Rajayoga Movie Review: Explores society’s superstitions with grit and conviction
The movie starts strong but ends up feeling repetitive. It takes a while for the story to take a surprising turn
Rajayoga weaves together the efforts of skilled artists to tell a genuine story. Director Lingaraj Uchchangi Durga's rural tale, without any extra drama, gives us a peek into the life of a village filled with superstitious and gullible folk, a greedy astrologer, and lazy youngsters. The vibrant scenery adds to the movie's impact too.
The plot orbits around Pranesh (Dharmanna Kadur), aka Prani, whose ambition is to become a revenue officer. His journey is marked by societal ridicule for seeking education, and his unwavering determination even after marriage, and the constant struggle to accomplish his personal dreams despite societal pressures. The film delves into themes like astrology, superstitions, and the protagonist's resolute stance amidst societal norms.
Director: Lingaraj Uchchangi Durga
Cast: Dharmanna Kadur, Niriksha Rao, Nagendra Shah, and Usha Ravishankar
Each character, be it a father staunchly advocating superstitions, a high school graduate involved in village administration, or a sibling meandering despite holding a degree, contributes uniquely to the multifaceted depiction of the village. Through the protagonist's arc, Lingaraju subtly underscores the pivotal role of education in shaping one's destiny.

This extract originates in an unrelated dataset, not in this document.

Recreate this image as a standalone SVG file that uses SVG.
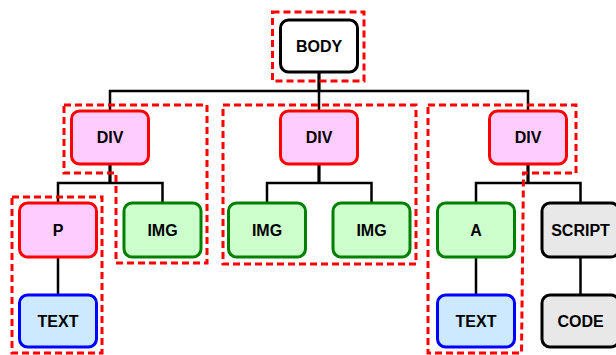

In life, some folks chase wealth and success without breaking a sweat, and others don’t mind sacrificing things and working hard. The director showcases both sides in an entertaining way.
Siddharamu (Nagendra Shah) weaves astrology into every aspect of life, standing as a voluntary ascetic, showcasing both indifference towards his son and immense unconditional love. Pranesh, the embodiment of a life in rebellion against his father's beliefs, emerges as the epitome of life itself. His smart and unconventional mind stands out even if his knowledge is too much for the villagers.
The movie mixes humour into Pranesh's exams and job as a Tahsildar. His wedding, among other things, shows how he sticks to being kind despite people not liking him.
From a neglected boy to a thinker challenging norms, the directors show a lot of smarts in this funny story. While making us laugh, the movie also shows how people act, with characters that are a bit over the top but still important.
Dharmanna Kadur, specifically known for his comedic roles, exhibits the ability to charm audiences as a versatile actor. He showcases his innate talent, and is well handled by the director, who provides each character with fair screen time. Niriksha Rao, who played the heroine is a talented debutante with lots of potential to grow. Performances by Nagendra Shah, Krishna Murthy Kavutaru, Srinivasagouda, Usha Ravishankar, Mahantesh Hiremath, and others complement the film, accompanied by Vishnu Prasad's cinematography, and Akshay Rishab's music.
There is a flip side to Rajayoga too. The movie starts strong but ends up feeling repetitive. It takes a while for the story to take a surprising turn. The film's second half carries the most weight and concludes on an emotional note.
Portraying exceptional sacrifice and intelligence rising above ridicule, the film brilliantly unravels the underlying selfishness of people amidst familial and societal criticisms.